Repeat exactly the lines running from the first line of the data to the line containing "current = [3.0, 3.0, 0.0]", both ends included, and nothing else; drop the pictures.

________

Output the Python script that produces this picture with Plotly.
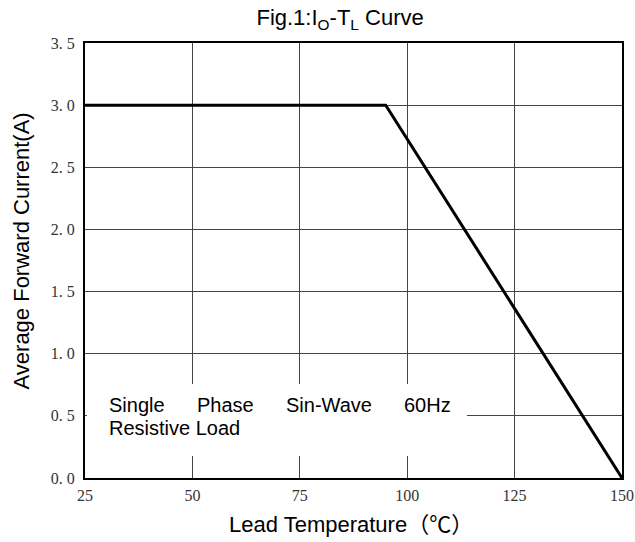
import plotly.graph_objects as go

# Data
temperature = [25, 95, 150]
current = [3.0, 3.0, 0.0]

x_ticks = [25, 50, 75, 100, 125, 150]
y_ticks = [0.0, 0.5, 1.0, 1.5, 2.0, 2.5, 3.0, 3.5]
y_tick_labels = ["0. 0", "0. 5", "1. 0", "1. 5", "2. 0", "2. 5", "3. 0", "3. 5"]

note_words = ["Single", "Phase", "Sin-Wave", "60Hz"]
note_word_x = [30.1, 50.6, 71.3, 98.7]
note_line2 = "Resistive Load"

fig = go.Figure()
fig.add_trace(go.Scatter(
    x=temperature, y=current, mode="lines",
    line=dict(color="black", width=3), showlegend=False, hoverinfo="skip",
))

tick_font = dict(family="Liberation Serif, DejaVu Serif, serif", size=16, color="#333333")

fig.update_xaxes(
    range=[25, 150], tickvals=x_ticks, ticktext=[str(v) for v in x_ticks],
    showgrid=True, gridcolor="#444444", gridwidth=1,
    showline=True, linecolor="black", linewidth=2, mirror=True,
    ticks="", tickfont=tick_font, zeroline=False, ticklabelstandoff=2,
    automargin=False,
)
fig.update_yaxes(
    range=[0, 3.5], tickvals=y_ticks, ticktext=y_tick_labels,
    showgrid=True, gridcolor="#444444", gridwidth=1,
    showline=True, linecolor="black", linewidth=2, mirror=True,
    ticks="", tickfont=tick_font, zeroline=False, ticklabelstandoff=5,
    automargin=False,
)

# white box behind the note text (hides grid lines)
fig.add_shape(type="rect", xref="x", yref="y", x0=25.45, x1=113.9, y0=0.177, y1=0.756,
              fillcolor="white", line=dict(width=0), layer="above")

txt_font = dict(family="Liberation Sans, Arial, sans-serif", size=20, color="black")
for w, xv in zip(note_words, note_word_x):
    fig.add_annotation(x=xv, y=0.585, xref="x", yref="y", text=w, showarrow=False,
                       xanchor="left", yanchor="middle", font=txt_font)
fig.add_annotation(x=note_word_x[0], y=0.40, xref="x", yref="y", text=note_line2, showarrow=False,
                   xanchor="left", yanchor="middle", font=txt_font)

# axis titles
fig.add_annotation(x=-0.119, y=0.521, xref="paper", yref="paper", text="Average Forward Current(A)",
                   showarrow=False, textangle=-90, xanchor="center", yanchor="middle",
                   font=dict(family="Liberation Sans, Arial, sans-serif", size=22, color="black"))
fig.add_annotation(x=0.264, y=-0.106, xref="paper", yref="paper", text="Lead Temperature（℃）",
                   showarrow=False, xanchor="left", yanchor="middle",
                   font=dict(family="Liberation Sans, Noto Sans CJK SC, sans-serif", size=22, color="black"))

fig.update_layout(
    width=635, height=542,
    margin=dict(l=85, r=13, t=43, b=64, autoexpand=False),
    paper_bgcolor="white", plot_bgcolor="white",
    title=dict(text="Fig.1:I<sub>O</sub>-T<sub>L</sub> Curve", xref="paper", x=0.475, xanchor="center",
               y=0.968, yanchor="middle",
               font=dict(family="Liberation Sans, Arial, sans-serif", size=22, color="black")),
)

fig.write_html(
    "out.html",
    config={"responsive": False, "displayModeBar": False},
    post_script="document.body.style.margin='0';document.body.style.overflow='hidden';",
)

________

- [RESULT]
Output the Python script that produces this picture with Plotly.
import plotly.graph_objects as go

# Data
temperature = [25, 95, 150]
current = [3.0, 3.0, 0.0]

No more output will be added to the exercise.